Requirements: Retype every line from the start of the data down to and including the line with "0.9, 0.95, 1.0];". Skip the pictures.

Provided data:

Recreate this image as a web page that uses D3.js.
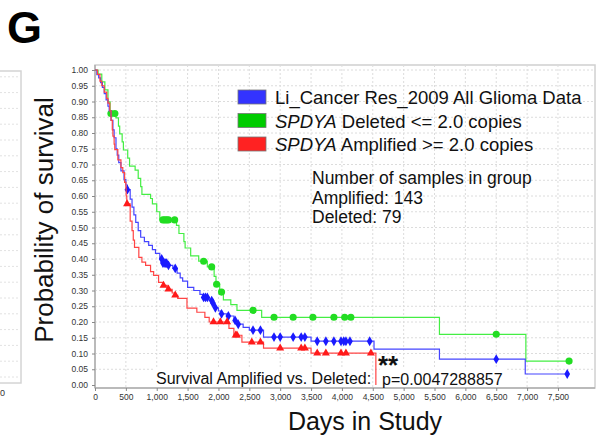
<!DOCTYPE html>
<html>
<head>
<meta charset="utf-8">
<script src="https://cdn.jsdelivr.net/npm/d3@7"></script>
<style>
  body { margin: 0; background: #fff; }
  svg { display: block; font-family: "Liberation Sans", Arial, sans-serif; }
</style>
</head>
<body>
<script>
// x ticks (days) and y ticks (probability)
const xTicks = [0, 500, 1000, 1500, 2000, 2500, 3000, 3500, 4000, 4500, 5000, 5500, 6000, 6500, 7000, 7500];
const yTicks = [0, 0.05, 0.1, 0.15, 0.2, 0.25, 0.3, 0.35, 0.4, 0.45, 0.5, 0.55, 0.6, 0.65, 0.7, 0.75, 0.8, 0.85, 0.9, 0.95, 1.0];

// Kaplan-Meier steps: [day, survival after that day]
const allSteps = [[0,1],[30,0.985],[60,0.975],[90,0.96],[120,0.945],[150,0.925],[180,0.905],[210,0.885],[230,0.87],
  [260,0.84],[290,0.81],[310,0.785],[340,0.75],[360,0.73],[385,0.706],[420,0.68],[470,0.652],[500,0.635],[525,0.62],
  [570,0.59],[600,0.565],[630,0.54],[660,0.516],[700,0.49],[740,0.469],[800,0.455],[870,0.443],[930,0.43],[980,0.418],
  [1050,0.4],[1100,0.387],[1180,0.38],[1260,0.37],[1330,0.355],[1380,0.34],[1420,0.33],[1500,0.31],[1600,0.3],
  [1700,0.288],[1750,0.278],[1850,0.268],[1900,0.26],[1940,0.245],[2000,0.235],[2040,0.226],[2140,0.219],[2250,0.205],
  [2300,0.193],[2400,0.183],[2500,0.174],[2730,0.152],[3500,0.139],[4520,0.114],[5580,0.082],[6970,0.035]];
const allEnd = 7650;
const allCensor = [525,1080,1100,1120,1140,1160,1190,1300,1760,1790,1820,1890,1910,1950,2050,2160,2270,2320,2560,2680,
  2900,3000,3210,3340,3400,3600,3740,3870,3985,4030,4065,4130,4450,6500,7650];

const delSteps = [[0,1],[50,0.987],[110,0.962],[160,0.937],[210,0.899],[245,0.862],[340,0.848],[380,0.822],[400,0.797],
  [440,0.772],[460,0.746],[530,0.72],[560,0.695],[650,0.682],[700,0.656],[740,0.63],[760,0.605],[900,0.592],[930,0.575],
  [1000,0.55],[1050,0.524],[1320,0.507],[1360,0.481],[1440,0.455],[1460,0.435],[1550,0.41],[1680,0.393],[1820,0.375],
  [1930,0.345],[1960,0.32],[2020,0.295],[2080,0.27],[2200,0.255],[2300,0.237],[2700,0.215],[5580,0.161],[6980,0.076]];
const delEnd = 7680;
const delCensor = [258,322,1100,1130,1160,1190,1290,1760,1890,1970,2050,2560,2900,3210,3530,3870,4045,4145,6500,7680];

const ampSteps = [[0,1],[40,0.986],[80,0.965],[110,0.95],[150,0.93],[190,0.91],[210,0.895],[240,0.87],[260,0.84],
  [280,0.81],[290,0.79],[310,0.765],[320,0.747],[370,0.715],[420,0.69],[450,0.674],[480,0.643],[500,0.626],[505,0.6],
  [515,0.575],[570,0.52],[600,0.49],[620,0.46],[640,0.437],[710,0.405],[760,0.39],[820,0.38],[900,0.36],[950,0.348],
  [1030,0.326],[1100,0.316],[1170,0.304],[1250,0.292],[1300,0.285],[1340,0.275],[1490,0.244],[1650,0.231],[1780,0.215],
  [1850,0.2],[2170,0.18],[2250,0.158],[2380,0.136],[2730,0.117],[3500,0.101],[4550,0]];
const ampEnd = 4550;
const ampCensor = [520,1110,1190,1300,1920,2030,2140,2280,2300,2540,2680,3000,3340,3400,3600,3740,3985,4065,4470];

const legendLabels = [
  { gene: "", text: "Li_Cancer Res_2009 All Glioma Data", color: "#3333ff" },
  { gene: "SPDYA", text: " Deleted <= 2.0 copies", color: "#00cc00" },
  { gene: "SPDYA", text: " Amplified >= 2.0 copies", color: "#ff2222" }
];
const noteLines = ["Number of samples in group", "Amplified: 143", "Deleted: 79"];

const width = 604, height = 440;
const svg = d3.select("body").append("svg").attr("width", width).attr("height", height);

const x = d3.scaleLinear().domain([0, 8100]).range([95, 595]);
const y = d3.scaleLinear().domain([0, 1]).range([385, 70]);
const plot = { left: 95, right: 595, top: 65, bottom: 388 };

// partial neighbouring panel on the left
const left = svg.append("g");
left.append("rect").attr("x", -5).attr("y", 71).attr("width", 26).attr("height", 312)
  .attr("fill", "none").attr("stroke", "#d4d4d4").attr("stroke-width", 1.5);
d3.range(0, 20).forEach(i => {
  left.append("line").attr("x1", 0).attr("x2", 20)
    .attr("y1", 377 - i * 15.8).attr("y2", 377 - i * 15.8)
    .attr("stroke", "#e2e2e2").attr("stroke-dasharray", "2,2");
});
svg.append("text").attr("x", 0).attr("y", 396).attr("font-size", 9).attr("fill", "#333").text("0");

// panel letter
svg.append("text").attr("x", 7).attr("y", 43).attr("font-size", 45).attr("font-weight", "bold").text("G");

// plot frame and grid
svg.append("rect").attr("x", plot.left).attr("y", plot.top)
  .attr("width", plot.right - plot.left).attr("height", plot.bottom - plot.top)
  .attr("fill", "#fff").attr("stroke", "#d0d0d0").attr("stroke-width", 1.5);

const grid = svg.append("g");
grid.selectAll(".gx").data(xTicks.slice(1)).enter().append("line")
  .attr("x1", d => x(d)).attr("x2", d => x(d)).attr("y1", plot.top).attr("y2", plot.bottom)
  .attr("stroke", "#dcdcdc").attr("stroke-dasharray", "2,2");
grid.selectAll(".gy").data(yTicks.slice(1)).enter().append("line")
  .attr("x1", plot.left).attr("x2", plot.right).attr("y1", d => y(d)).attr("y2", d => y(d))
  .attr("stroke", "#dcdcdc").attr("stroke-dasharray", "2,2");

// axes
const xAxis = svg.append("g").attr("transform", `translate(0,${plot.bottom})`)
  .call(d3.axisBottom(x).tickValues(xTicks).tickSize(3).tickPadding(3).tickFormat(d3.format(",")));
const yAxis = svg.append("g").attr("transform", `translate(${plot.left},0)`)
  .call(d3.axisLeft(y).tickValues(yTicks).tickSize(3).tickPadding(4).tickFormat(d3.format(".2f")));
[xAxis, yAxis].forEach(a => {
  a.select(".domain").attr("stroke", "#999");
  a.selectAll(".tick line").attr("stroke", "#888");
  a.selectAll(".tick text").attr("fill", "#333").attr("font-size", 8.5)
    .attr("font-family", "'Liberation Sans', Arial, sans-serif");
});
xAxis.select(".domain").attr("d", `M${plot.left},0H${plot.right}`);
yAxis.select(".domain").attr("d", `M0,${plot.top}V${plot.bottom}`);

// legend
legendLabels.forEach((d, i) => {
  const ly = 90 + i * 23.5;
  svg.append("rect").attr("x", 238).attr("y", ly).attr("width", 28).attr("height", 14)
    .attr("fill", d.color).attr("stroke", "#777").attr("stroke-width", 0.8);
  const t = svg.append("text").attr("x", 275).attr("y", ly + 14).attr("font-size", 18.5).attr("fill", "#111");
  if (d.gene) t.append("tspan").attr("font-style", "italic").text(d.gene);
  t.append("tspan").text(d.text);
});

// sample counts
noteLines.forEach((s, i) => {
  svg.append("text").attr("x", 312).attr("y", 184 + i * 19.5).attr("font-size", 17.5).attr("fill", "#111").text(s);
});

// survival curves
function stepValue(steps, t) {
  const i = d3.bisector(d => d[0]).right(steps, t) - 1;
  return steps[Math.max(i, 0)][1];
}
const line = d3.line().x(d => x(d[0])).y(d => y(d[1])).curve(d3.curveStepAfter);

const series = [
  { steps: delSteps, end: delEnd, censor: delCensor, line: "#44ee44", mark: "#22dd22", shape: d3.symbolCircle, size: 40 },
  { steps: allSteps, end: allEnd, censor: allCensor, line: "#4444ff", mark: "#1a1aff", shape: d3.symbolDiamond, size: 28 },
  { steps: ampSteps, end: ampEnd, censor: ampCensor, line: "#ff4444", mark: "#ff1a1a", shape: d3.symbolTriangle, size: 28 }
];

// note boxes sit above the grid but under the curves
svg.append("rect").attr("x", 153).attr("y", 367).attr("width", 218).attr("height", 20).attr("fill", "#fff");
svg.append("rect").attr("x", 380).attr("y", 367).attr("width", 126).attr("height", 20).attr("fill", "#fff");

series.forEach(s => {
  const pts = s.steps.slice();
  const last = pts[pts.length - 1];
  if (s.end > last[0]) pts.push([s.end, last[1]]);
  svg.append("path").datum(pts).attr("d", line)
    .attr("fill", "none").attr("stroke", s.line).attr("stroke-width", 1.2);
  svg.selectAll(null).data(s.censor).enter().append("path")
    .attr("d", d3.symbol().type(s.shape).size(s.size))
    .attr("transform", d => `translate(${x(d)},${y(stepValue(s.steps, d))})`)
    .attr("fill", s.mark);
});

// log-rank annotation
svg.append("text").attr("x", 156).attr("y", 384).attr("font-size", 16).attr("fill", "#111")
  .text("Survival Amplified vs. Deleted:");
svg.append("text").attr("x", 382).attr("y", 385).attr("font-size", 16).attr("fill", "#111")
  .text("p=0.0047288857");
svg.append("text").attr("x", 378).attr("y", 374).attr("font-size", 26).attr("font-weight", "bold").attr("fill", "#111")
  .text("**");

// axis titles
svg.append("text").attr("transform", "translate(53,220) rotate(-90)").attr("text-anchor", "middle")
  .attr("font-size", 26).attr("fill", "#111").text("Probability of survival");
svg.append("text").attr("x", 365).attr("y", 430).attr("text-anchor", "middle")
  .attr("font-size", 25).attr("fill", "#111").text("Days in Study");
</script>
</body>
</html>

Full answer:
Recreate this image as a web page that uses D3.js.
<!DOCTYPE html>
<html>
<head>
<meta charset="utf-8">
<script src="https://cdn.jsdelivr.net/npm/d3@7"></script>
<style>
  body { margin: 0; background: #fff; }
  svg { display: block; font-family: "Liberation Sans", Arial, sans-serif; }
</style>
</head>
<body>
<script>
// x ticks (days) and y ticks (probability)
const xTicks = [0, 500, 1000, 1500, 2000, 2500, 3000, 3500, 4000, 4500, 5000, 5500, 6000, 6500, 7000, 7500];
const yTicks = [0, 0.05, 0.1, 0.15, 0.2, 0.25, 0.3, 0.35, 0.4, 0.45, 0.5, 0.55, 0.6, 0.65, 0.7, 0.75, 0.8, 0.85, 0.9, 0.95, 1.0];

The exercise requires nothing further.